--- START Records for the exercise ---
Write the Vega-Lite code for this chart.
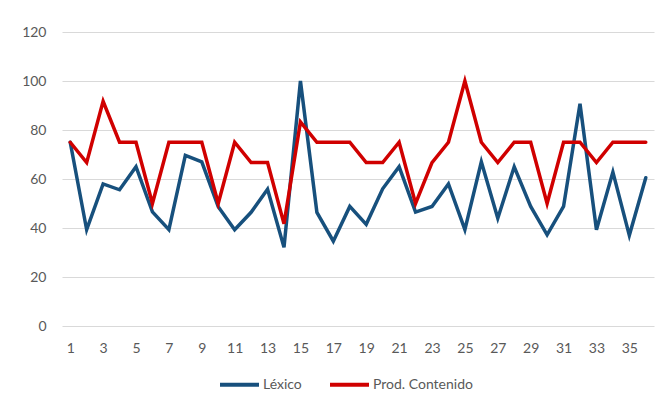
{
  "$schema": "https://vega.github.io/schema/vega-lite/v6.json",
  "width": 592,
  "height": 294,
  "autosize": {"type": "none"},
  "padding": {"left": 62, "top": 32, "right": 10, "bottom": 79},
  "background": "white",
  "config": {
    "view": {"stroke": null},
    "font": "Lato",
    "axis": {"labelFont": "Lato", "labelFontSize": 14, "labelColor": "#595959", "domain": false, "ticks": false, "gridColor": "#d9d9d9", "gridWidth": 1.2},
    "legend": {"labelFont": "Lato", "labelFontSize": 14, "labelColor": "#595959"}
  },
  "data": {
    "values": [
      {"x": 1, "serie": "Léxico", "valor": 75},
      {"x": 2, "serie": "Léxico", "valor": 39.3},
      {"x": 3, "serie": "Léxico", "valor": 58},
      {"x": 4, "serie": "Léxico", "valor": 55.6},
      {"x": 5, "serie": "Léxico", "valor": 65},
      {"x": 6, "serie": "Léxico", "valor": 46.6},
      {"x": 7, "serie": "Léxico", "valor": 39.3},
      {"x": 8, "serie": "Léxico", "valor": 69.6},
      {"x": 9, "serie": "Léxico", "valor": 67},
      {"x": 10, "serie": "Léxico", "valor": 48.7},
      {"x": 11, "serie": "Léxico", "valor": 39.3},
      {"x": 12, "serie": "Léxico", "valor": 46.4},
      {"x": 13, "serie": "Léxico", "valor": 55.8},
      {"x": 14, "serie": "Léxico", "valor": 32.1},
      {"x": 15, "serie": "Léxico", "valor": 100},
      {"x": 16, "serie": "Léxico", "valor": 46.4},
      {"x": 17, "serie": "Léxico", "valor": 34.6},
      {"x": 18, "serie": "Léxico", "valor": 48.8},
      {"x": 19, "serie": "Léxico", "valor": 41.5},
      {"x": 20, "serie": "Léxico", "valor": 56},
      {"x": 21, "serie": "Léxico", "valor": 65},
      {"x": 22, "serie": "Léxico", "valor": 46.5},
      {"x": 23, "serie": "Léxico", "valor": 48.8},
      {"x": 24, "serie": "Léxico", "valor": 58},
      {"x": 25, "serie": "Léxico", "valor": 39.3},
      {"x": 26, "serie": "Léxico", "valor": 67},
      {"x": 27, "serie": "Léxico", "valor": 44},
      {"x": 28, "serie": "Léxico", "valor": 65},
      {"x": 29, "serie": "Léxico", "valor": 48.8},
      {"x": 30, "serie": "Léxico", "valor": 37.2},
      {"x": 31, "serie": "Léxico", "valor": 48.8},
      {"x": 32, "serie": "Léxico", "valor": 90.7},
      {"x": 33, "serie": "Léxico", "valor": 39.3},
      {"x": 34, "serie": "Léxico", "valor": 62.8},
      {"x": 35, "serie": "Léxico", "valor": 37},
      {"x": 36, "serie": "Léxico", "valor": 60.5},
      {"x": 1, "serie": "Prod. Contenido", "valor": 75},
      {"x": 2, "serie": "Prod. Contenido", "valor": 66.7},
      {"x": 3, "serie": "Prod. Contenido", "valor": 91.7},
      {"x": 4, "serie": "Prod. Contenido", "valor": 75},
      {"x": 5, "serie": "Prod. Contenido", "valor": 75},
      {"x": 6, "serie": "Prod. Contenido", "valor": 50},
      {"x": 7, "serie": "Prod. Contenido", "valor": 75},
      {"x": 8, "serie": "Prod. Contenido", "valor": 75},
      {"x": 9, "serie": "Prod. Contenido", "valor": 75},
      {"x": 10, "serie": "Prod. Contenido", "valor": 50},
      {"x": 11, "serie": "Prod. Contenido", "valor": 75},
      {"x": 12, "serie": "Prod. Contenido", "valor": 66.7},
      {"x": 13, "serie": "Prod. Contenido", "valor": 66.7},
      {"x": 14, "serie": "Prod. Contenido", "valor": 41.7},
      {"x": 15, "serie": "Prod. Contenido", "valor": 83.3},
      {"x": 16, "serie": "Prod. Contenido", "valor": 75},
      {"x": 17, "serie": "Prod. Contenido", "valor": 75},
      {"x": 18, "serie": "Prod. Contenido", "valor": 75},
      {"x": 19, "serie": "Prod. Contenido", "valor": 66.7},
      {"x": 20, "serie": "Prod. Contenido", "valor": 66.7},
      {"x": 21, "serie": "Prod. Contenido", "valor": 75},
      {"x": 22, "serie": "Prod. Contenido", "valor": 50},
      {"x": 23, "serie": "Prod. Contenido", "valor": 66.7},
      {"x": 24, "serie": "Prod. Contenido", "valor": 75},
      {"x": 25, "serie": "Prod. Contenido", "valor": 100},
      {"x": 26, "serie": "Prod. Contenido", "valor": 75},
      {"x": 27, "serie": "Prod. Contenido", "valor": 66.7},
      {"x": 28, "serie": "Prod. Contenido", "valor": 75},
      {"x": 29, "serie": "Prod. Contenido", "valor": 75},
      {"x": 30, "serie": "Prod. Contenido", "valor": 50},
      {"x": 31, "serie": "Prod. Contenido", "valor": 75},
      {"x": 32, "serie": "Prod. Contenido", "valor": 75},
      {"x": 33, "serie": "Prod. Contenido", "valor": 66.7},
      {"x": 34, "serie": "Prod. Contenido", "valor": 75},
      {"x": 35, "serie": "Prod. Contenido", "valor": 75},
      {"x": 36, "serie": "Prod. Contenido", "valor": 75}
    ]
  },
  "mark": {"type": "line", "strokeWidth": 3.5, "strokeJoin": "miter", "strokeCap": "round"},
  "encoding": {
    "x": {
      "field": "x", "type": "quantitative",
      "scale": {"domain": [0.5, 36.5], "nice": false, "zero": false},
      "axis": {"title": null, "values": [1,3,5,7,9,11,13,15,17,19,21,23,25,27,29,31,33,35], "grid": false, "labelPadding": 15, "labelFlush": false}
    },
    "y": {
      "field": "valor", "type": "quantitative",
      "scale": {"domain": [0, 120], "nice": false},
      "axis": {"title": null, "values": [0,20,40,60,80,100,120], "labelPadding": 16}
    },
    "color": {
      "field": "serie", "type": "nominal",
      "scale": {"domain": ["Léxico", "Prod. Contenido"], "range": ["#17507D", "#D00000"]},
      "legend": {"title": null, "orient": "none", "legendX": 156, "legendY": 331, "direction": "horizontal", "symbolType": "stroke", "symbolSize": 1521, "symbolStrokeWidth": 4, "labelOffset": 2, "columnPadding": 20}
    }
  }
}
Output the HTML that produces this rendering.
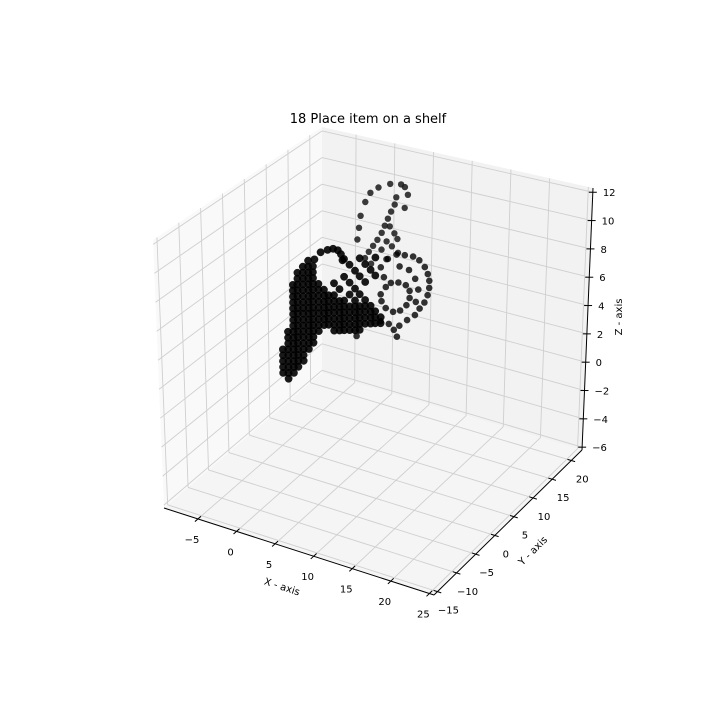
--- END Records for the exercise ---
Instructions to follow: From the entries above, output every line exactly and omit any image.

Result below:
Write the Vega-Lite code for this chart.
{
  "$schema": "https://vega.github.io/schema/vega-lite/v6.json",
  "width": 592,
  "height": 294,
  "autosize": {"type": "none"},
  "padding": {"left": 62, "top": 32, "right": 10, "bottom": 79},
  "background": "white",
  "config": {
    "view": {"stroke": null},
    "font": "Lato",
    "axis": {"labelFont": "Lato", "labelFontSize": 14, "labelColor": "#595959", "domain": false, "ticks": false, "gridColor": "#d9d9d9", "gridWidth": 1.2},
    "legend": {"labelFont": "Lato", "labelFontSize": 14, "labelColor": "#595959"}
  },
  "data": {
    "values": [
      {"x": 1, "serie": "Léxico", "valor": 75},
      {"x": 2, "serie": "Léxico", "valor": 39.3},
      {"x": 3, "serie": "Léxico", "valor": 58},
      {"x": 4, "serie": "Léxico", "valor": 55.6},
      {"x": 5, "serie": "Léxico", "valor": 65},
      {"x": 6, "serie": "Léxico", "valor": 46.6},
      {"x": 7, "serie": "Léxico", "valor": 39.3},
      {"x": 8, "serie": "Léxico", "valor": 69.6},
      {"x": 9, "serie": "Léxico", "valor": 67},
      {"x": 10, "serie": "Léxico", "valor": 48.7},
      {"x": 11, "serie": "Léxico", "valor": 39.3},
      {"x": 12, "serie": "Léxico", "valor": 46.4},
      {"x": 13, "serie": "Léxico", "valor": 55.8},
      {"x": 14, "serie": "Léxico", "valor": 32.1},
      {"x": 15, "serie": "Léxico", "valor": 100},
      {"x": 16, "serie": "Léxico", "valor": 46.4},
      {"x": 17, "serie": "Léxico", "valor": 34.6},
      {"x": 18, "serie": "Léxico", "valor": 48.8},
      {"x": 19, "serie": "Léxico", "valor": 41.5},
      {"x": 20, "serie": "Léxico", "valor": 56},
      {"x": 21, "serie": "Léxico", "valor": 65},
      {"x": 22, "serie": "Léxico", "valor": 46.5},
      {"x": 23, "serie": "Léxico", "valor": 48.8},
      {"x": 24, "serie": "Léxico", "valor": 58},
      {"x": 25, "serie": "Léxico", "valor": 39.3},
      {"x": 26, "serie": "Léxico", "valor": 67},
      {"x": 27, "serie": "Léxico", "valor": 44},
      {"x": 28, "serie": "Léxico", "valor": 65},
      {"x": 29, "serie": "Léxico", "valor": 48.8},
      {"x": 30, "serie": "Léxico", "valor": 37.2},
      {"x": 31, "serie": "Léxico", "valor": 48.8},
      {"x": 32, "serie": "Léxico", "valor": 90.7},
      {"x": 33, "serie": "Léxico", "valor": 39.3},
      {"x": 34, "serie": "Léxico", "valor": 62.8},
      {"x": 35, "serie": "Léxico", "valor": 37},
      {"x": 36, "serie": "Léxico", "valor": 60.5},
      {"x": 1, "serie": "Prod. Contenido", "valor": 75},
      {"x": 2, "serie": "Prod. Contenido", "valor": 66.7},
      {"x": 3, "serie": "Prod. Contenido", "valor": 91.7},
      {"x": 4, "serie": "Prod. Contenido", "valor": 75},
      {"x": 5, "serie": "Prod. Contenido", "valor": 75},
      {"x": 6, "serie": "Prod. Contenido", "valor": 50},
      {"x": 7, "serie": "Prod. Contenido", "valor": 75},
      {"x": 8, "serie": "Prod. Contenido", "valor": 75},
      {"x": 9, "serie": "Prod. Contenido", "valor": 75},
      {"x": 10, "serie": "Prod. Contenido", "valor": 50},
      {"x": 11, "serie": "Prod. Contenido", "valor": 75},
      {"x": 12, "serie": "Prod. Contenido", "valor": 66.7},
      {"x": 13, "serie": "Prod. Contenido", "valor": 66.7},
      {"x": 14, "serie": "Prod. Contenido", "valor": 41.7},
      {"x": 15, "serie": "Prod. Contenido", "valor": 83.3},
      {"x": 16, "serie": "Prod. Contenido", "valor": 75},
      {"x": 17, "serie": "Prod. Contenido", "valor": 75},
      {"x": 18, "serie": "Prod. Contenido", "valor": 75},
      {"x": 19, "serie": "Prod. Contenido", "valor": 66.7},
      {"x": 20, "serie": "Prod. Contenido", "valor": 66.7},
      {"x": 21, "serie": "Prod. Contenido", "valor": 75},
      {"x": 22, "serie": "Prod. Contenido", "valor": 50},
      {"x": 23, "serie": "Prod. Contenido", "valor": 66.7},
      {"x": 24, "serie": "Prod. Contenido", "valor": 75},
      {"x": 25, "serie": "Prod. Contenido", "valor": 100},
      {"x": 26, "serie": "Prod. Contenido", "valor": 75},
      {"x": 27, "serie": "Prod. Contenido", "valor": 66.7},
      {"x": 28, "serie": "Prod. Contenido", "valor": 75},
      {"x": 29, "serie": "Prod. Contenido", "valor": 75},
      {"x": 30, "serie": "Prod. Contenido", "valor": 50},
      {"x": 31, "serie": "Prod. Contenido", "valor": 75},
      {"x": 32, "serie": "Prod. Contenido", "valor": 75},
      {"x": 33, "serie": "Prod. Contenido", "valor": 66.7},
      {"x": 34, "serie": "Prod. Contenido", "valor": 75},
      {"x": 35, "serie": "Prod. Contenido", "valor": 75},
      {"x": 36, "serie": "Prod. Contenido", "valor": 75}
    ]
  },
  "mark": {"type": "line", "strokeWidth": 3.5, "strokeJoin": "miter", "strokeCap": "round"},
  "encoding": {
    "x": {
      "field": "x", "type": "quantitative",
      "scale": {"domain": [0.5, 36.5], "nice": false, "zero": false},
      "axis": {"title": null, "values": [1,3,5,7,9,11,13,15,17,19,21,23,25,27,29,31,33,35], "grid": false, "labelPadding": 15, "labelFlush": false}
    },
    "y": {
      "field": "valor", "type": "quantitative",
      "scale": {"domain": [0, 120], "nice": false},
      "axis": {"title": null, "values": [0,20,40,60,80,100,120], "labelPadding": 16}
    },
    "color": {
      "field": "serie", "type": "nominal",
      "scale": {"domain": ["Léxico", "Prod. Contenido"], "range": ["#17507D", "#D00000"]},
      "legend": {"title": null, "orient": "none", "legendX": 156, "legendY": 331, "direction": "horizontal", "symbolType": "stroke", "symbolSize": 1521, "symbolStrokeWidth": 4, "labelOffset": 2, "columnPadding": 20}
    }
  }
}
Output the HTML that produces this rendering.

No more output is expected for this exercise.